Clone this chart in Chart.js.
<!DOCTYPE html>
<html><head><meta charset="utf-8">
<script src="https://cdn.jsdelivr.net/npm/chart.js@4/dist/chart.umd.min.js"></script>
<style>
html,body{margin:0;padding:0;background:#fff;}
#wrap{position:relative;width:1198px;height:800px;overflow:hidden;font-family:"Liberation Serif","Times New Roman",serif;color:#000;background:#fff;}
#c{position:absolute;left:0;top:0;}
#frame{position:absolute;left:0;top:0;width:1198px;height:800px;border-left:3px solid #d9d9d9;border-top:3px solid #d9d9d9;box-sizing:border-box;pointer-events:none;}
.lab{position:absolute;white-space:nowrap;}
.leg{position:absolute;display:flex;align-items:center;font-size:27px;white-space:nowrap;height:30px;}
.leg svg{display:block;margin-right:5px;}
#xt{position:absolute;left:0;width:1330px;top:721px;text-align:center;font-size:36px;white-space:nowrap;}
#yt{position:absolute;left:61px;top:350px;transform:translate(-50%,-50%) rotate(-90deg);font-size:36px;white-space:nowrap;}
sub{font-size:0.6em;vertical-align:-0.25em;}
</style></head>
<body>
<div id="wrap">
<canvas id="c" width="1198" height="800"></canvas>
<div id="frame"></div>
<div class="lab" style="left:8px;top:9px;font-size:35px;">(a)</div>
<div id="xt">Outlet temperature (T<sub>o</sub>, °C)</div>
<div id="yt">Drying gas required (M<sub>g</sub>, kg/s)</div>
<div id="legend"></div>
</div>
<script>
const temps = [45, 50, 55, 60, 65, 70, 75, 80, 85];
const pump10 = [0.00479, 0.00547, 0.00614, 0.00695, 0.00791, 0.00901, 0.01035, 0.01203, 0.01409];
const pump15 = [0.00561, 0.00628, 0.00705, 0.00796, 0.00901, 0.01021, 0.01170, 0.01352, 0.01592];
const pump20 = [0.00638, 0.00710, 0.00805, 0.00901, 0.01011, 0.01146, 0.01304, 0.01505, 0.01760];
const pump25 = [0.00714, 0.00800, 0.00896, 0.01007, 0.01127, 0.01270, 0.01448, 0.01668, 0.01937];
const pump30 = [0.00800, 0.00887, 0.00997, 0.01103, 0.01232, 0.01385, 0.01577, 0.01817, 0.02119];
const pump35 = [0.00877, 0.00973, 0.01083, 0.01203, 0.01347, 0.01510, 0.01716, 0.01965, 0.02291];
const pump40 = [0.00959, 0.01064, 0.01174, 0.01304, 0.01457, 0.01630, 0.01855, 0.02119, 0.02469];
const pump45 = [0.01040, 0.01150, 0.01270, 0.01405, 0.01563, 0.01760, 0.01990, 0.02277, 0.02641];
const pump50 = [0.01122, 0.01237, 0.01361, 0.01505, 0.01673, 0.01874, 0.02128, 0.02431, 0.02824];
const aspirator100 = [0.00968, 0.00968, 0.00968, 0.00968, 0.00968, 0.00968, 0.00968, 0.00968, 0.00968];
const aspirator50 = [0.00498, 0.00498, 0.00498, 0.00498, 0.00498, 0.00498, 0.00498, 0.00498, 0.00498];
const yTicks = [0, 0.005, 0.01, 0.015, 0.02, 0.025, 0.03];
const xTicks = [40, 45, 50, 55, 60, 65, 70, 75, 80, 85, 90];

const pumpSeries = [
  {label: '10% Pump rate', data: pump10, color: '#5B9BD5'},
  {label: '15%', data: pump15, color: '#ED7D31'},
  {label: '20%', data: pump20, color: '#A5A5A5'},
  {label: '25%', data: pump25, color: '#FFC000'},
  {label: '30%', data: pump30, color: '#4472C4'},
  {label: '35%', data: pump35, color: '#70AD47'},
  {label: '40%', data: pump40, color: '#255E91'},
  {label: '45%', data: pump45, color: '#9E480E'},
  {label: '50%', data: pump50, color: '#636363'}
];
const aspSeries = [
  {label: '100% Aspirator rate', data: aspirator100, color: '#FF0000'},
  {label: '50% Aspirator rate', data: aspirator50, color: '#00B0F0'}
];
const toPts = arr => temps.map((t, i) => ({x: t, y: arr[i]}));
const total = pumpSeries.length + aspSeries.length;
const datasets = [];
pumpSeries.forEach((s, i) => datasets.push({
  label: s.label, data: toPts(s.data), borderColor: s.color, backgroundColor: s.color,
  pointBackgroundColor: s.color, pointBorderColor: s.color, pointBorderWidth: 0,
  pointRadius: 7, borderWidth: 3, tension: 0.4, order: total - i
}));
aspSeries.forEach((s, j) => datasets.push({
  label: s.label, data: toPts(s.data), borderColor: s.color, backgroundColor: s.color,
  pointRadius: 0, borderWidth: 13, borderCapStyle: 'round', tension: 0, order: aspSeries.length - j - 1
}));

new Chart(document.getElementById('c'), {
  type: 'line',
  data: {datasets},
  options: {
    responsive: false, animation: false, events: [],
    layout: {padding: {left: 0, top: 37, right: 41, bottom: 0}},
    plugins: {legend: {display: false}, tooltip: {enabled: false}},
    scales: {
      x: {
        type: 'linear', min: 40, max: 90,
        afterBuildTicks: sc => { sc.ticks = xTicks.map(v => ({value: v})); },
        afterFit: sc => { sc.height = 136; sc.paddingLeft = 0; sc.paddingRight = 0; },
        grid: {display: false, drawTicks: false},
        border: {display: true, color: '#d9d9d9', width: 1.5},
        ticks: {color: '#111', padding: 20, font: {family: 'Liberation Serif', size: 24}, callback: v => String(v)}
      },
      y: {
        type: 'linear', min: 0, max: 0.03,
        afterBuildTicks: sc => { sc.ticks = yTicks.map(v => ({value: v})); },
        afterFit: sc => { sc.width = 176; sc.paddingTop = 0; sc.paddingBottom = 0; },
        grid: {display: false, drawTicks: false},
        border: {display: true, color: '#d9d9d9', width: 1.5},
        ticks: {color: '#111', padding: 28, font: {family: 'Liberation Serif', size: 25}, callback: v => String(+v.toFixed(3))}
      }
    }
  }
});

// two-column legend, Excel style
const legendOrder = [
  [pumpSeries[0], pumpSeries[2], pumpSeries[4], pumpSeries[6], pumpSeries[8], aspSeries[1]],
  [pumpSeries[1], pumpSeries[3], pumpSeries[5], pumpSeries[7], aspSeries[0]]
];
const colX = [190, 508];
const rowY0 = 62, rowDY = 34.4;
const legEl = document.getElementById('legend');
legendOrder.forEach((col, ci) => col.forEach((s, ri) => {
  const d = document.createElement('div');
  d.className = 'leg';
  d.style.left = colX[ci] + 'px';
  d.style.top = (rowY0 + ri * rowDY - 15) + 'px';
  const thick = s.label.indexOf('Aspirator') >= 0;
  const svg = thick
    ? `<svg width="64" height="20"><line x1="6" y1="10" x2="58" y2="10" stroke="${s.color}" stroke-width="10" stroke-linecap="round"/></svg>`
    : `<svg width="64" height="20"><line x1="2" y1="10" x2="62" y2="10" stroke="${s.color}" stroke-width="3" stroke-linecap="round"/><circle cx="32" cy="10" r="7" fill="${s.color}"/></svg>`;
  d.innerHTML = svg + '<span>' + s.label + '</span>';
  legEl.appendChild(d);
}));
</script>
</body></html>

_ _ _ _

(DIRECTIONS): Transcribe the material above in its entirety. Match it exactly.

(ANSWER TO THE EXERCISE):
Clone this chart in Chart.js.
<!DOCTYPE html>
<html><head><meta charset="utf-8">
<script src="https://cdn.jsdelivr.net/npm/chart.js@4/dist/chart.umd.min.js"></script>
<style>
html,body{margin:0;padding:0;background:#fff;}
#wrap{position:relative;width:1198px;height:800px;overflow:hidden;font-family:"Liberation Serif","Times New Roman",serif;color:#000;background:#fff;}
#c{position:absolute;left:0;top:0;}
#frame{position:absolute;left:0;top:0;width:1198px;height:800px;border-left:3px solid #d9d9d9;border-top:3px solid #d9d9d9;box-sizing:border-box;pointer-events:none;}
.lab{position:absolute;white-space:nowrap;}
.leg{position:absolute;display:flex;align-items:center;font-size:27px;white-space:nowrap;height:30px;}
.leg svg{display:block;margin-right:5px;}
#xt{position:absolute;left:0;width:1330px;top:721px;text-align:center;font-size:36px;white-space:nowrap;}
#yt{position:absolute;left:61px;top:350px;transform:translate(-50%,-50%) rotate(-90deg);font-size:36px;white-space:nowrap;}
sub{font-size:0.6em;vertical-align:-0.25em;}
</style></head>
<body>
<div id="wrap">
<canvas id="c" width="1198" height="800"></canvas>
<div id="frame"></div>
<div class="lab" style="left:8px;top:9px;font-size:35px;">(a)</div>
<div id="xt">Outlet temperature (T<sub>o</sub>, °C)</div>
<div id="yt">Drying gas required (M<sub>g</sub>, kg/s)</div>
<div id="legend"></div>
</div>
<script>
const temps = [45, 50, 55, 60, 65, 70, 75, 80, 85];
const pump10 = [0.00479, 0.00547, 0.00614, 0.00695, 0.00791, 0.00901, 0.01035, 0.01203, 0.01409];
const pump15 = [0.00561, 0.00628, 0.00705, 0.00796, 0.00901, 0.01021, 0.01170, 0.01352, 0.01592];
const pump20 = [0.00638, 0.00710, 0.00805, 0.00901, 0.01011, 0.01146, 0.01304, 0.01505, 0.01760];
const pump25 = [0.00714, 0.00800, 0.00896, 0.01007, 0.01127, 0.01270, 0.01448, 0.01668, 0.01937];
const pump30 = [0.00800, 0.00887, 0.00997, 0.01103, 0.01232, 0.01385, 0.01577, 0.01817, 0.02119];
const pump35 = [0.00877, 0.00973, 0.01083, 0.01203, 0.01347, 0.01510, 0.01716, 0.01965, 0.02291];
const pump40 = [0.00959, 0.01064, 0.01174, 0.01304, 0.01457, 0.01630, 0.01855, 0.02119, 0.02469];
const pump45 = [0.01040, 0.01150, 0.01270, 0.01405, 0.01563, 0.01760, 0.01990, 0.02277, 0.02641];
const pump50 = [0.01122, 0.01237, 0.01361, 0.01505, 0.01673, 0.01874, 0.02128, 0.02431, 0.02824];
const aspirator100 = [0.00968, 0.00968, 0.00968, 0.00968, 0.00968, 0.00968, 0.00968, 0.00968, 0.00968];
const aspirator50 = [0.00498, 0.00498, 0.00498, 0.00498, 0.00498, 0.00498, 0.00498, 0.00498, 0.00498];
const yTicks = [0, 0.005, 0.01, 0.015, 0.02, 0.025, 0.03];
const xTicks = [40, 45, 50, 55, 60, 65, 70, 75, 80, 85, 90];

const pumpSeries = [
  {label: '10% Pump rate', data: pump10, color: '#5B9BD5'},
  {label: '15%', data: pump15, color: '#ED7D31'},
  {label: '20%', data: pump20, color: '#A5A5A5'},
  {label: '25%', data: pump25, color: '#FFC000'},
  {label: '30%', data: pump30, color: '#4472C4'},
  {label: '35%', data: pump35, color: '#70AD47'},
  {label: '40%', data: pump40, color: '#255E91'},
  {label: '45%', data: pump45, color: '#9E480E'},
  {label: '50%', data: pump50, color: '#636363'}
];
const aspSeries = [
  {label: '100% Aspirator rate', data: aspirator100, color: '#FF0000'},
  {label: '50% Aspirator rate', data: aspirator50, color: '#00B0F0'}
];
const toPts = arr => temps.map((t, i) => ({x: t, y: arr[i]}));
const total = pumpSeries.length + aspSeries.length;
const datasets = [];
pumpSeries.forEach((s, i) => datasets.push({
  label: s.label, data: toPts(s.data), borderColor: s.color, backgroundColor: s.color,
  pointBackgroundColor: s.color, pointBorderColor: s.color, pointBorderWidth: 0,
  pointRadius: 7, borderWidth: 3, tension: 0.4, order: total - i
}));
aspSeries.forEach((s, j) => datasets.push({
  label: s.label, data: toPts(s.data), borderColor: s.color, backgroundColor: s.color,
  pointRadius: 0, borderWidth: 13, borderCapStyle: 'round', tension: 0, order: aspSeries.length - j - 1
}));

new Chart(document.getElementById('c'), {
  type: 'line',
  data: {datasets},
  options: {
    responsive: false, animation: false, events: [],
    layout: {padding: {left: 0, top: 37, right: 41, bottom: 0}},
    plugins: {legend: {display: false}, tooltip: {enabled: false}},
    scales: {
      x: {
        type: 'linear', min: 40, max: 90,
        afterBuildTicks: sc => { sc.ticks = xTicks.map(v => ({value: v})); },
        afterFit: sc => { sc.height = 136; sc.paddingLeft = 0; sc.paddingRight = 0; },
        grid: {display: false, drawTicks: false},
        border: {display: true, color: '#d9d9d9', width: 1.5},
        ticks: {color: '#111', padding: 20, font: {family: 'Liberation Serif', size: 24}, callback: v => String(v)}
      },
      y: {
        type: 'linear', min: 0, max: 0.03,
        afterBuildTicks: sc => { sc.ticks = yTicks.map(v => ({value: v})); },
        afterFit: sc => { sc.width = 176; sc.paddingTop = 0; sc.paddingBottom = 0; },
        grid: {display: false, drawTicks: false},
        border: {display: true, color: '#d9d9d9', width: 1.5},
        ticks: {color: '#111', padding: 28, font: {family: 'Liberation Serif', size: 25}, callback: v => String(+v.toFixed(3))}
      }
    }
  }
});

// two-column legend, Excel style
const legendOrder = [
  [pumpSeries[0], pumpSeries[2], pumpSeries[4], pumpSeries[6], pumpSeries[8], aspSeries[1]],
  [pumpSeries[1], pumpSeries[3], pumpSeries[5], pumpSeries[7], aspSeries[0]]
];
const colX = [190, 508];
const rowY0 = 62, rowDY = 34.4;
const legEl = document.getElementById('legend');
legendOrder.forEach((col, ci) => col.forEach((s, ri) => {
  const d = document.createElement('div');
  d.className = 'leg';
  d.style.left = colX[ci] + 'px';
  d.style.top = (rowY0 + ri * rowDY - 15) + 'px';
  const thick = s.label.indexOf('Aspirator') >= 0;
  const svg = thick
    ? `<svg width="64" height="20"><line x1="6" y1="10" x2="58" y2="10" stroke="${s.color}" stroke-width="10" stroke-linecap="round"/></svg>`
    : `<svg width="64" height="20"><line x1="2" y1="10" x2="62" y2="10" stroke="${s.color}" stroke-width="3" stroke-linecap="round"/><circle cx="32" cy="10" r="7" fill="${s.color}"/></svg>`;
  d.innerHTML = svg + '<span>' + s.label + '</span>';
  legEl.appendChild(d);
}));
</script>
</body></html>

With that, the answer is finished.